Faire entrer les beaux-arts dans la classe
Depuis qu’il est tombé dans la marmite de l’éducation en 2007, cet ancien commerçant anglophone originaire d’Ontario fait tout pour offrir à ses élèves des opportunités d’apprentissage en français authentiques et motivantes.
Son secret pour garder cette énergie créatrice après 15 années dans le métier? Trouver toutes les occasions possibles pour «faire quelque chose de nouveau dans la salle de classe», répond-il le plus simplement du monde. «Je suis toujours intéressé par les nouveaux programmes et les activités différentes, et chaque année, il y a pas mal de subventions pour différents projets.»
Passionné des beaux-arts, M. Shoemaker est devenu un expert en demande de subventions – il a réussi à obtenir 37 bourses, soit plus de 180 000$ depuis ses débuts – afin de pouvoir développer des projets culturels et artistiques. «Je vois les subventions […] comme une façon d’amener des personnes francophones [ou anglophones qui parlent français] dans la salle de classe», explique le professeur, également trésorier au Second Language Council de la Newfoundland and Labrador Teachers’ Association (NLTA).

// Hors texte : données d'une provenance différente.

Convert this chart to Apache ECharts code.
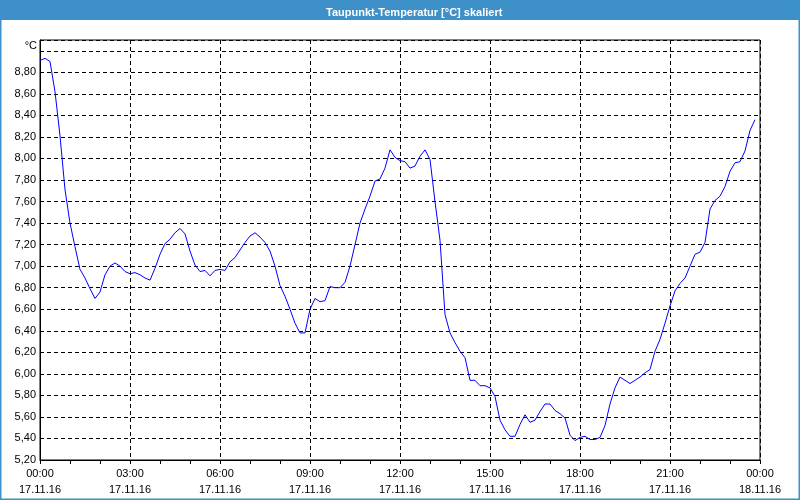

Ainsi, grâce à ces financements, la chanteuse Mary Barry, la danseuse et conteuse Louise Moyes, l’acteur et écrivain Paul Rowe, le réalisateur et producteur Xavier Georges, ou encore l’artiste intuitive Dominique Hurley sont passés par les bancs de la salle de classe de M. Shoemaker. La pandémie, plutôt que de freiner ces interventions, a ouvert grand les portes de ses cours. «J’ai eu deux ou trois visiteurs d’Ontario dans ma salle de classe […], qui sont venus par vidéo pour parler aux enfants», raconte-il.
Miser sur l’authenticité
En 4e année d’immersion, 80% de l’enseignement scolaire se passe en français pour ces enfants anglophones âgés de 9 et 10 ans. Mais l’enseignant ne cache pas le défi quotidien que représente le fait de les «garder» en français, alors que le reste de leur vie se passe en anglais à l’extérieur des cours. «À Terre-Neuve, la population francophone est tellement petite, alors je fais tout mon possible pour mettre les enfants en contact avec les francophones. […] Je pense que, si les enfants ne savent pas qu’ils peuvent utiliser la langue hors de la salle de classe et qu’il y a d’autres personnes avec qui ils peuvent parler en français, c’est inutile vraiment.»

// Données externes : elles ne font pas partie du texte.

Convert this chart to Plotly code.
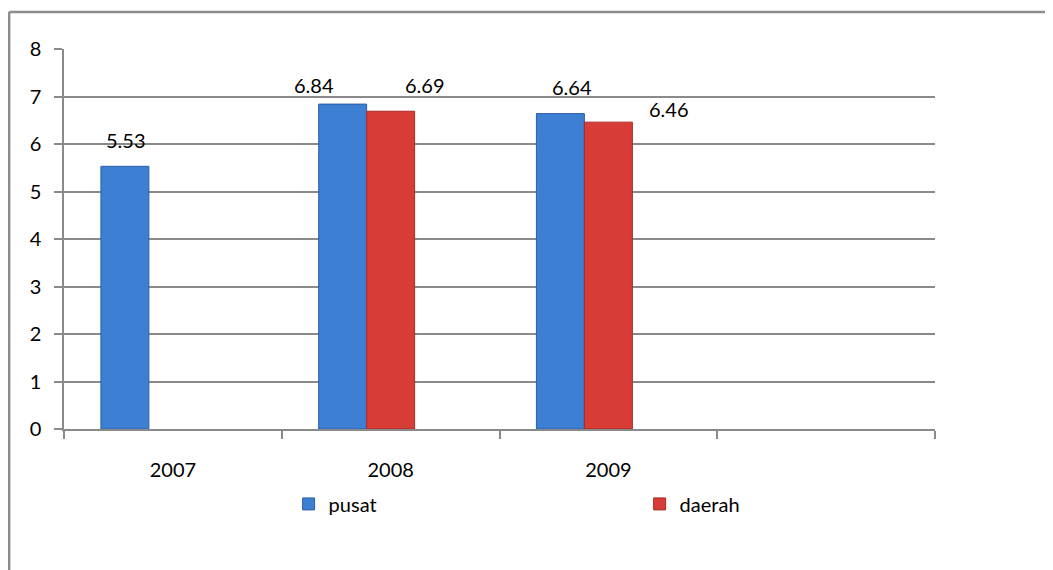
import plotly.graph_objects as go

# ---- data ----
categories = ["2007", "2008", "2009", " "]
pusat = [5.53, 6.84, 6.64, None]
daerah = [None, 6.69, 6.46, None]
ghost = [None, None, None, None]  # third (empty) series slot in the original chart

# label placement offsets (pixels) relative to category centre: (series, category index, dx, dy)
label_offsets = {
    ("pusat", 0): (-47, 26),
    ("pusat", 1): (-77, 19),
    ("daerah", 1): (34, 26),
    ("pusat", 2): (-36, 27),
    ("daerah", 2): (61, 13),
}

FONT = "Lato, Carlito, Calibri, sans-serif"
GRID = "#8a8a8a"
BLUE = "#3d7fd3"
RED = "#d83c37"

fig = go.Figure()
fig.add_trace(go.Bar(x=categories, y=pusat, name="pusat",
                     marker=dict(color=BLUE, line=dict(color="#2d5fa8", width=1))))
fig.add_trace(go.Bar(x=categories, y=daerah, name="daerah",
                     marker=dict(color=RED, line=dict(color="#a82b28", width=1))))
fig.add_trace(go.Bar(x=categories, y=ghost, name="", showlegend=False,
                     marker=dict(color="rgba(0,0,0,0)")))

annotations = []
series = {"pusat": pusat, "daerah": daerah}
for (name, idx), (dx, dy) in label_offsets.items():
    v = series[name][idx]
    annotations.append(dict(x=idx, y=v, xref="x", yref="y",
                            text=f"{v:.2f}", showarrow=False,
                            xshift=dx, yshift=dy, yanchor="middle",
                            font=dict(family=FONT, size=20, color="black")))

fig.update_layout(
    width=1053, height=570,
    margin=dict(l=56, r=126, t=41, b=149, autoexpand=False),
    paper_bgcolor="white", plot_bgcolor="white",
    barmode="group", bargap=0.339, bargroupgap=0,
    font=dict(family=FONT, size=20, color="black"),
    showlegend=True,
    legend=dict(orientation="h", xref="container", yref="container",
                x=0.2665, y=0.13, xanchor="left", yanchor="middle",
                entrywidth=306, entrywidthmode="pixels",
                font=dict(family=FONT, size=20, color="black"),
                bgcolor="rgba(0,0,0,0)"),
    annotations=annotations,
    shapes=[
        dict(type="line", xref="paper", yref="paper", x0=-0.063, x1=1.2,
             y0=1.0974, y1=1.0974, line=dict(color="#8c8c8c", width=2.5)),
        dict(type="line", xref="paper", yref="paper", x0=-0.063, x1=-0.063,
             y0=1.0974, y1=-0.5, line=dict(color="#8c8c8c", width=2.5)),
    ],
)

fig.update_xaxes(type="category", categoryorder="array", categoryarray=categories,
                 range=[-0.5, 3.5], tickangle=0,
                 showline=True, linecolor=GRID, linewidth=1.5,
                 ticks="outside", tickson="boundaries", ticklen=8,
                 tickcolor=GRID, tickwidth=1.5, showgrid=False,
                 ticklabelstandoff=22,
                 tickfont=dict(family=FONT, size=20, color="black"))
fig.update_yaxes(range=[0, 8], dtick=1, showgrid=True, gridcolor=GRID, gridwidth=1.5,
                 showline=True, linecolor=GRID, linewidth=1.5,
                 ticks="outside", ticklen=8, tickcolor=GRID, tickwidth=1.5,
                 zeroline=False, ticklabelstandoff=9,
                 tickfont=dict(family=FONT, size=20, color="black"))

fig.write_html("out.html")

Pour ce faire, Laun Shoemaker essaie de lier les objectifs du curriculum d’immersion avec des tâches en français ancrées dans des situations réelles. Un des derniers projets en date est la création de balados en français avec la classe de 4e année de l’école primaire Vanier et leur professeure Ashleigh Hudson. En tandem, les jeunes se sont mis dans la peau de journalistes pour interviewer des personnalités francophones ou francophiles de la province (scientifiques, acteurs, musiciens, chanteurs, acrobates, etc.). Ils ont ensuite créé et monté des balados en français. «C’était un projet un peu difficile, mais ils étaient surexcités de travailler comme cela», raconte M. Shoemaker, actuellement en année sabbatique.
Il accorde une place importante au développement des compétences technologiques des jeunes et a également développé le programme GRIT (Girls Revelling in Technology, en français «les filles s’amusent en technologie»), une initiative qui encourage les filles de sa classe à explorer le domaine des STIM (Sciences, Technologies, Ingénierie et Mathématiques) à travers divers projets scientifiques.
Trouver la joie avec les élèves
Recevoir ce prix d’excellence est «un grand honneur» pour le professeur, qui avoue avoir eu «les larmes aux yeux» quand il a appris la nouvelle. Il se dit chanceux d’être soutenu dans ses «projets fous» par la direction de son école et ses collègues enseignants.
Son message pour les jeunes professeurs qui débutent? «Je crois que c’est de trouver la joie dans le travail, d’apprécier d’être avec les enfants. Et de ne pas tout miser sur les notes. […] C’est plutôt de donner des défis amusants et intéressants aux élèves et de les regarder fleurir et prendre des projets en main.» C’est d’ailleurs avec le mot «joie» qu’il nous résume ses 15 ans de carrière.